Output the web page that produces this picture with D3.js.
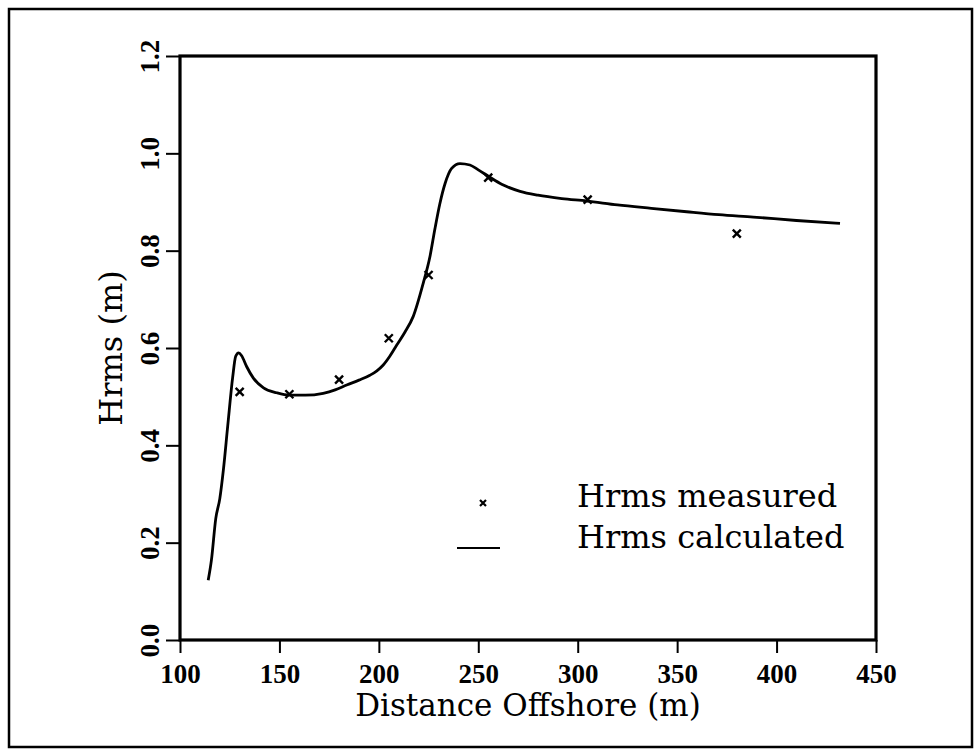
<!DOCTYPE html>
<html><head><meta charset="utf-8">
<script src="https://cdn.jsdelivr.net/npm/d3@7"></script>
<style>body{margin:0;background:#fff}svg{display:block}</style>
</head><body>
<script>
// ---- data ----
const xTicks = [100,150,200,250,300,350,400,450];
const yTicks = [0.0,0.2,0.4,0.6,0.8,1.0,1.2];
const measuredX = [130,155,180,205,225,255,305,380];
const measuredY = [0.51,0.505,0.535,0.62,0.75,0.95,0.905,0.835];
const calcX = [114.2,115.8,118,120,121.8,124,126.5,128,129.5,131,133.5,136.9,142,148.6,155,163,172,178,183.8,190,195.5,199,202.2,205.5,209,213,217.3,222.3,225.7,228.2,230.7,233.3,236.6,240.8,245.8,250,255.4,262,271,280,292,304.5,320,337,354.8,371,388.3,410,431.9];
const calcY = [0.123,0.164,0.25,0.29,0.349,0.44,0.54,0.583,0.59,0.584,0.562,0.538,0.518,0.508,0.503,0.503,0.507,0.514,0.524,0.534,0.544,0.553,0.565,0.583,0.606,0.632,0.665,0.733,0.788,0.845,0.897,0.938,0.969,0.979,0.976,0.966,0.952,0.936,0.922,0.914,0.907,0.902,0.894,0.887,0.880,0.874,0.869,0.862,0.856];
const legendLabels = ["Hrms measured","Hrms calculated"];
const xTitle = "Distance Offshore (m)";
const yTitle = "Hrms (m)";

// ---- layout ----
const W = 977, H = 751;
const L = 180, R = 876, T = 56, B = 640;
const svg = d3.select("body").append("svg").attr("width",W).attr("height",H);
const x = d3.scaleLinear().domain([100,450]).range([L,R]);
const y = d3.scaleLinear().domain([0,1.2]).range([B,T]);

const serif = "'DejaVu Serif', serif";
const tickFont = "'Liberation Serif', 'Times New Roman', serif";

// outer border
svg.append("rect").attr("x",9).attr("y",9).attr("width",963).attr("height",738)
  .attr("fill","none").attr("stroke","#000").attr("stroke-width",2.5);

// axes
const xAxis = svg.append("g").attr("transform",`translate(0,${B})`)
  .call(d3.axisBottom(x).tickValues(xTicks).tickFormat(d3.format("d")).tickSize(13).tickPadding(11));
const yAxis = svg.append("g").attr("transform",`translate(${L},0)`)
  .call(d3.axisLeft(y).tickValues(yTicks).tickFormat(d3.format(".1f")).tickSize(14));
[xAxis,yAxis].forEach(g=>{
  g.select(".domain").remove();
  g.selectAll(".tick line").attr("stroke","#000").attr("stroke-width",2);
});
xAxis.selectAll(".tick text").attr("font-family",tickFont).attr("font-weight","bold")
  .attr("font-size",27).attr("fill","#000").attr("dy","0.71em");
yAxis.selectAll(".tick text").attr("font-family",tickFont).attr("font-weight","bold")
  .attr("font-size",27).attr("fill","#000")
  .attr("text-anchor","middle").attr("x",null).attr("dy",null)
  .attr("transform","translate(-21,0) rotate(-90)");

// frame
svg.append("rect").attr("x",L).attr("y",T).attr("width",R-L).attr("height",B-T)
  .attr("fill","none").attr("stroke","#000").attr("stroke-width",3.2);

// calculated line
const pts = calcX.map((v,i)=>[v,calcY[i]]);
svg.append("path").datum(pts)
  .attr("d",d3.line().x(d=>x(d[0])).y(d=>y(d[1])).curve(d3.curveMonotoneX))
  .attr("fill","none").attr("stroke","#000").attr("stroke-width",2.8).attr("stroke-linejoin","round");

// measured markers
const cross = (g,cx,cy,s,w)=>{
  g.append("path").attr("d",`M${cx-s},${cy-s}L${cx+s},${cy+s}M${cx-s},${cy+s}L${cx+s},${cy-s}`)
   .attr("stroke","#000").attr("stroke-width",w).attr("fill","none");
};
const mg = svg.append("g");
measuredX.forEach((v,i)=>cross(mg,x(v),y(measuredY[i]),4,2.4));

// axis titles
svg.append("text").attr("x",(L+R)/2).attr("y",716).attr("text-anchor","middle")
  .attr("font-family",serif).attr("font-size",31).attr("fill","#000").text(xTitle);
svg.append("text").attr("transform",`translate(122,${(T+B)/2}) rotate(-90)`).attr("text-anchor","middle")
  .attr("font-family",serif).attr("font-size",32).attr("fill","#000").text(yTitle);

// legend
const lg = svg.append("g");
cross(lg,483,503,3,2.2);
lg.append("line").attr("x1",457).attr("x2",500).attr("y1",548).attr("y2",548)
  .attr("stroke","#000").attr("stroke-width",2.2);
legendLabels.forEach((t,i)=>{
  lg.append("text").attr("x",577).attr("y",507+i*41)
    .attr("font-family",serif).attr("font-size",32).attr("fill","#000").text(t);
});
</script>
</body></html>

━━━━━━━━━━━━━━━━━━━━

→ **Aim of the task**: Do not copy the pictures, but repeat every line exactly.

→ **Answer to the problem**:
Output the web page that produces this picture with D3.js.
<!DOCTYPE html>
<html><head><meta charset="utf-8">
<script src="https://cdn.jsdelivr.net/npm/d3@7"></script>
<style>body{margin:0;background:#fff}svg{display:block}</style>
</head><body>
<script>
// ---- data ----
const xTicks = [100,150,200,250,300,350,400,450];
const yTicks = [0.0,0.2,0.4,0.6,0.8,1.0,1.2];
const measuredX = [130,155,180,205,225,255,305,380];
const measuredY = [0.51,0.505,0.535,0.62,0.75,0.95,0.905,0.835];
const calcX = [114.2,115.8,118,120,121.8,124,126.5,128,129.5,131,133.5,136.9,142,148.6,155,163,172,178,183.8,190,195.5,199,202.2,205.5,209,213,217.3,222.3,225.7,228.2,230.7,233.3,236.6,240.8,245.8,250,255.4,262,271,280,292,304.5,320,337,354.8,371,388.3,410,431.9];
const calcY = [0.123,0.164,0.25,0.29,0.349,0.44,0.54,0.583,0.59,0.584,0.562,0.538,0.518,0.508,0.503,0.503,0.507,0.514,0.524,0.534,0.544,0.553,0.565,0.583,0.606,0.632,0.665,0.733,0.788,0.845,0.897,0.938,0.969,0.979,0.976,0.966,0.952,0.936,0.922,0.914,0.907,0.902,0.894,0.887,0.880,0.874,0.869,0.862,0.856];
const legendLabels = ["Hrms measured","Hrms calculated"];
const xTitle = "Distance Offshore (m)";
const yTitle = "Hrms (m)";

// ---- layout ----
const W = 977, H = 751;
const L = 180, R = 876, T = 56, B = 640;
const svg = d3.select("body").append("svg").attr("width",W).attr("height",H);
const x = d3.scaleLinear().domain([100,450]).range([L,R]);
const y = d3.scaleLinear().domain([0,1.2]).range([B,T]);

const serif = "'DejaVu Serif', serif";
const tickFont = "'Liberation Serif', 'Times New Roman', serif";

// outer border
svg.append("rect").attr("x",9).attr("y",9).attr("width",963).attr("height",738)
  .attr("fill","none").attr("stroke","#000").attr("stroke-width",2.5);

// axes
const xAxis = svg.append("g").attr("transform",`translate(0,${B})`)
  .call(d3.axisBottom(x).tickValues(xTicks).tickFormat(d3.format("d")).tickSize(13).tickPadding(11));
const yAxis = svg.append("g").attr("transform",`translate(${L},0)`)
  .call(d3.axisLeft(y).tickValues(yTicks).tickFormat(d3.format(".1f")).tickSize(14));
[xAxis,yAxis].forEach(g=>{
  g.select(".domain").remove();
  g.selectAll(".tick line").attr("stroke","#000").attr("stroke-width",2);
});
xAxis.selectAll(".tick text").attr("font-family",tickFont).attr("font-weight","bold")
  .attr("font-size",27).attr("fill","#000").attr("dy","0.71em");
yAxis.selectAll(".tick text").attr("font-family",tickFont).attr("font-weight","bold")
  .attr("font-size",27).attr("fill","#000")
  .attr("text-anchor","middle").attr("x",null).attr("dy",null)
  .attr("transform","translate(-21,0) rotate(-90)");

// frame
svg.append("rect").attr("x",L).attr("y",T).attr("width",R-L).attr("height",B-T)
  .attr("fill","none").attr("stroke","#000").attr("stroke-width",3.2);

// calculated line
const pts = calcX.map((v,i)=>[v,calcY[i]]);
svg.append("path").datum(pts)
  .attr("d",d3.line().x(d=>x(d[0])).y(d=>y(d[1])).curve(d3.curveMonotoneX))
  .attr("fill","none").attr("stroke","#000").attr("stroke-width",2.8).attr("stroke-linejoin","round");

// measured markers
const cross = (g,cx,cy,s,w)=>{
  g.append("path").attr("d",`M${cx-s},${cy-s}L${cx+s},${cy+s}M${cx-s},${cy+s}L${cx+s},${cy-s}`)
   .attr("stroke","#000").attr("stroke-width",w).attr("fill","none");
};
const mg = svg.append("g");
measuredX.forEach((v,i)=>cross(mg,x(v),y(measuredY[i]),4,2.4));

// axis titles
svg.append("text").attr("x",(L+R)/2).attr("y",716).attr("text-anchor","middle")
  .attr("font-family",serif).attr("font-size",31).attr("fill","#000").text(xTitle);
svg.append("text").attr("transform",`translate(122,${(T+B)/2}) rotate(-90)`).attr("text-anchor","middle")
  .attr("font-family",serif).attr("font-size",32).attr("fill","#000").text(yTitle);

// legend
const lg = svg.append("g");
cross(lg,483,503,3,2.2);
lg.append("line").attr("x1",457).attr("x2",500).attr("y1",548).attr("y2",548)
  .attr("stroke","#000").attr("stroke-width",2.2);
legendLabels.forEach((t,i)=>{
  lg.append("text").attr("x",577).attr("y",507+i*41)
    .attr("font-family",serif).attr("font-size",32).attr("fill","#000").text(t);
});
</script>
</body></html>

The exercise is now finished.